On the Generalizability of Machine Learning-based Ransomware Detection in Block Storage
Nicolas Reategui, Roman Pletka, Dionysios Diamantopoulos
TL;DR
The paper tackles the generalizability of ML-based ransomware detection in block storage by proposing a kernel-based, lightweight IO-feature extraction pipeline that produces 82 features and uses an XGBoost classifier for real-time detection. It conducts a thorough generalizability study across volume states, file systems, copy-on-write VM images, device encryption, and real-world deployment, demonstrating robust performance with low false negatives and false positives when trained over diverse configurations. Key contributions include a hardware-friendly feature set, in-line inference architectures (including CSD-enabled storage controllers), and extensive empirical validation showing improved generalization over prior storage-based approaches. The findings highlight practical viability for storage-level ransomware detection in modern data centers, while also identifying areas where encryption and VM-related IO patterns require augmented training data and potentially alternative features to maintain high F1 scores in production. Overall, the work advances storage-security by delivering a scalable, low-overhead, generalizable ransomware detector that can operate inside storage systems or VMs, with clear implications for secure StaaS deployments and future research directions in handling encrypted and highly dynamic IO patterns.
Abstract
Ransomware represents a pervasive threat, traditionally countered at the operating system, file-system, or network levels. However, these approaches often introduce significant overhead and remain susceptible to circumvention by attackers. Recent research activity started looking into the detection of ransomware by observing block IO operations. However, this approach exhibits significant detection challenges. Recognizing these limitations, our research pivots towards enabling robust ransomware detection in storage systems keeping in mind their limited computational resources available.

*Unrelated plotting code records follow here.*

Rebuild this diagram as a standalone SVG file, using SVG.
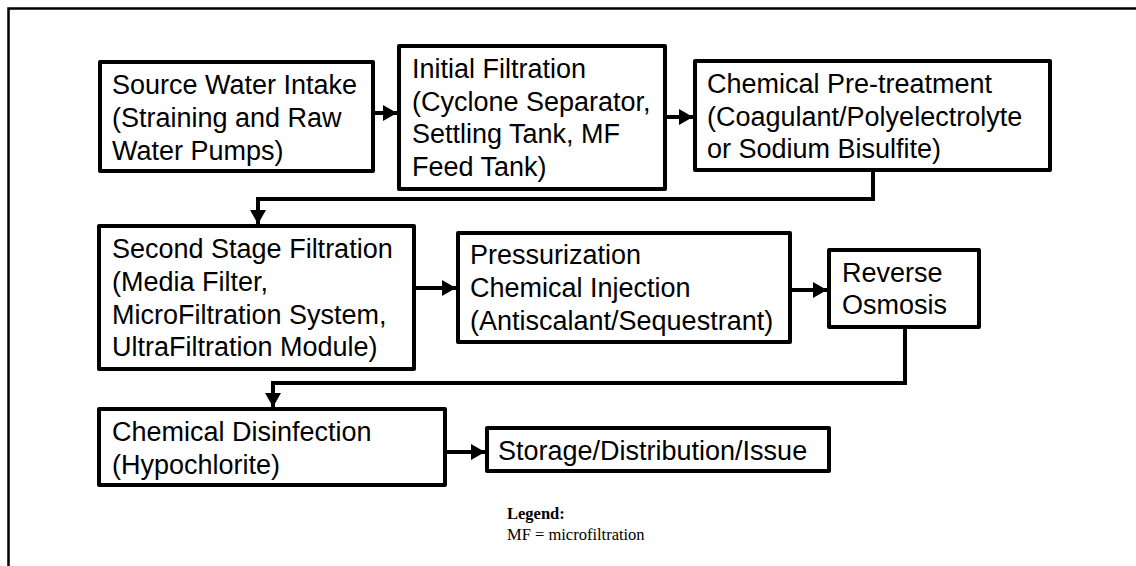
<svg xmlns="http://www.w3.org/2000/svg" width="1136" height="566" viewBox="0 0 1136 566">
<style>
.box{fill:#fff;stroke:#000;stroke-width:4;stroke-linejoin:round}
.t{font-family:"Liberation Sans",Arial,sans-serif;font-size:27px;fill:#000}
.c{fill:none;stroke:#000;stroke-width:4;stroke-linejoin:miter}
.lg{font-family:"Liberation Serif","Times New Roman",serif;font-size:16.5px;fill:#000}
</style>
<defs>
<marker id="ah" markerUnits="userSpaceOnUse" markerWidth="16" markerHeight="18" refX="14" refY="8" orient="auto">
<path d="M0,0 L14,8 L0,16 Z" fill="#000"/>
</marker>
</defs>
<rect x="0" y="0" width="1136" height="566" fill="#fff"/>
<rect x="8.5" y="8.5" width="1200" height="600" fill="none" stroke="#000" stroke-width="2.5"/>
<g id="connectors">
<path class="c" d="M375 113 H397" marker-end="url(#ah)"/>
<path class="c" d="M667 117 H693" marker-end="url(#ah)"/>
<path class="c" d="M873 172 V199 H258 V224" marker-end="url(#ah)"/>
<path class="c" d="M416 288 H456" marker-end="url(#ah)"/>
<path class="c" d="M792 290 H827" marker-end="url(#ah)"/>
<path class="c" d="M905 329 V383 H273 V407" marker-end="url(#ah)"/>
<path class="c" d="M447 452 H485" marker-end="url(#ah)"/>
</g>
<g id="n1">
<rect class="box" x="100" y="62" width="273" height="109"/>
<text class="t"><tspan x="112" y="94">Source Water Intake</tspan><tspan x="112" y="127">(Straining and Raw</tspan><tspan x="112" y="160">Water Pumps)</tspan></text>
</g>
<g id="n2">
<rect class="box" x="399" y="46" width="266" height="143"/>
<text class="t"><tspan x="412" y="78">Initial Filtration</tspan><tspan x="412" y="111">(Cyclone Separator,</tspan><tspan x="412" y="143">Settling Tank, MF</tspan><tspan x="412" y="176">Feed Tank)</tspan></text>
</g>
<g id="n3">
<rect class="box" x="695" y="61" width="355" height="109"/>
<text class="t"><tspan x="707" y="93">Chemical Pre-treatment</tspan><tspan x="707" y="126">(Coagulant/Polyelectrolyte</tspan><tspan x="707" y="158">or Sodium Bisulfite)</tspan></text>
</g>
<g id="n4">
<rect class="box" x="99" y="226" width="315" height="143"/>
<text class="t"><tspan x="112" y="258">Second Stage Filtration</tspan><tspan x="112" y="291">(Media Filter,</tspan><tspan x="112" y="324">MicroFiltration System,</tspan><tspan x="112" y="356">UltraFiltration Module)</tspan></text>
</g>
<g id="n5">
<rect class="box" x="458" y="233" width="332" height="109"/>
<text class="t"><tspan x="470" y="264">Pressurization</tspan><tspan x="470" y="297">Chemical Injection</tspan><tspan x="470" y="330">(Antiscalant/Sequestrant)</tspan></text>
</g>
<g id="n6">
<rect class="box" x="829" y="250" width="150" height="77"/>
<text class="t"><tspan x="842" y="282">Reverse</tspan><tspan x="842" y="314">Osmosis</tspan></text>
</g>
<g id="n7">
<rect class="box" x="99" y="409" width="346" height="76"/>
<text class="t"><tspan x="112" y="441">Chemical Disinfection</tspan><tspan x="112" y="474">(Hypochlorite)</tspan></text>
</g>
<g id="n8">
<rect class="box" x="487" y="428" width="342" height="43"/>
<text class="t" x="498" y="460">Storage/Distribution/Issue</text>
</g>
<g id="legend">
<text class="lg" x="507" y="519" font-weight="bold">Legend:</text>
<text class="lg" x="507" y="540">MF = microfiltration</text>
</g>
</svg>
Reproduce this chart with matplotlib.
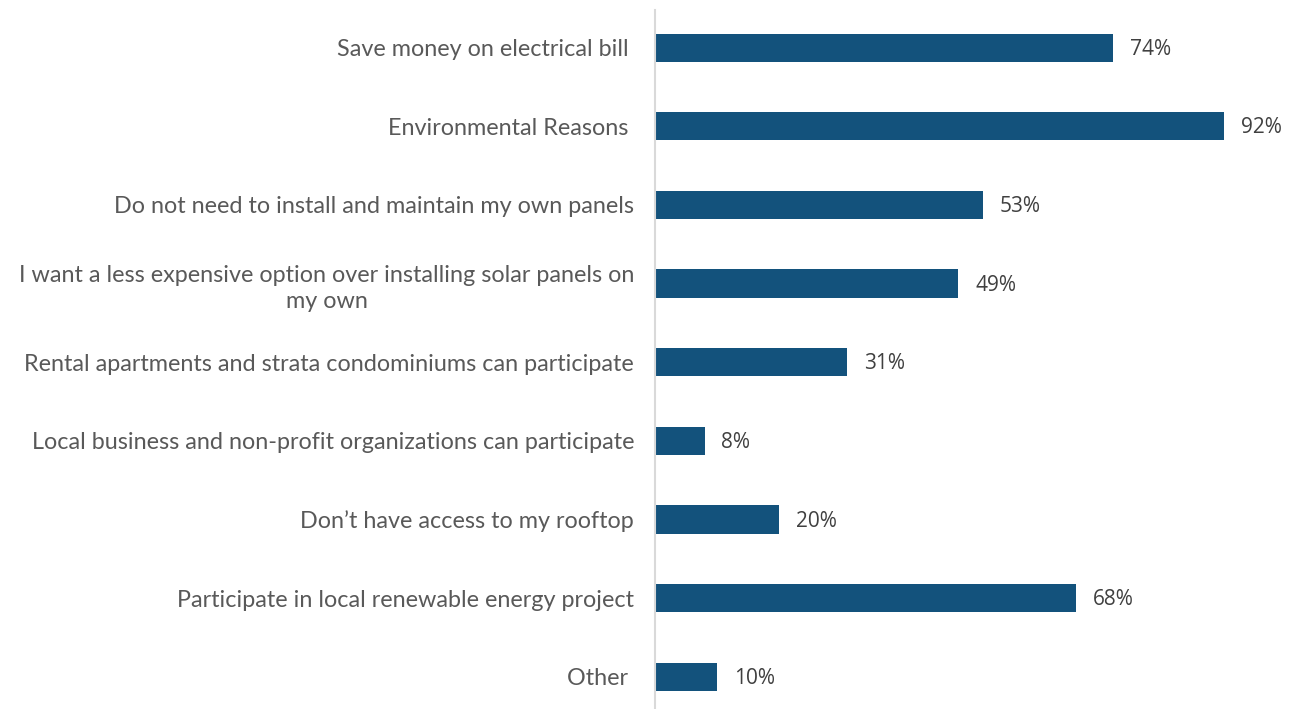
import numpy as np
import matplotlib.pyplot as plt

categories = [
    "Save money on electrical bill ",
    "Environmental Reasons ",
    "Do not need to install and maintain my own panels",
    "I want a less expensive option over installing solar panels on\nmy own",
    "Rental apartments and strata condominiums can participate",
    "Local business and non-profit organizations can participate",
    "Don\u2019t have access to my rooftop",
    "Participate in local renewable energy project",
    "Other ",
]
values = [74, 92, 53, 49, 31, 8, 20, 68, 10]

bar_color = "#13527C"
label_color = "#595959"
value_color = "#404040"

fig = plt.figure(figsize=(12.95, 7.09), dpi=100)
ax = fig.add_axes([0.5058, 0.0, 0.4942, 0.986])

y = np.arange(len(categories))
ax.barh(y, values, height=0.36, color=bar_color)

for yi, v in zip(y, values):
    ax.text(v + 2.7, yi + 0.02, f"{v}%", va="center", ha="left",
            fontsize=15, color=value_color, family="Open Sans")

ax.set_xlim(0, 103.4)
ax.set_ylim(len(categories) - 1 + 0.41, -0.48)
ax.set_yticks(y)
ax.set_yticklabels(categories, fontsize=16.8, color=label_color, family="Lato",
                   multialignment="center", linespacing=1.3)
ax.tick_params(axis="y", length=0, pad=15)
ax.set_xticks([])
for s in ["top", "right", "bottom"]:
    ax.spines[s].set_visible(False)
ax.spines["left"].set_color("#d9d9d9")
ax.spines["left"].set_linewidth(1.5)

fig.savefig("out.png", dpi=100)
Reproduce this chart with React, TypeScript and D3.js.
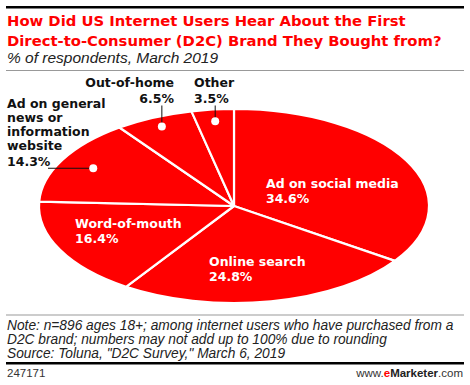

To perform our studies, we propose a kernel-based framework capable of efficiently extracting and analyzing IO operations to identify ransomware activity. The framework can be adopted to storage systems using computational storage devices to improve security and fully hide detection overheads. Our method employs a refined set of computationally light features optimized for ML models to accurately discern malicious from benign activities. Using this lightweight approach, we study a wide range of generalizability aspects and analyze the performance of these models across a large space of setups and configurations covering a wide range of realistic real-world scenarios. We reveal various trade-offs and provide strong arguments for the generalizability of storage-based detection of ransomware and show that our approach outperforms currently available ML-based ransomware detection in storage. Empirical validation reveals that our decision tree-based models achieve remarkable effectiveness, evidenced by higher median F1 scores of up to 12.8%, lower false negative rates of up to 10.9% and particularly decreased false positive rates of up to 17.1% compared to existing storage-based detection approaches.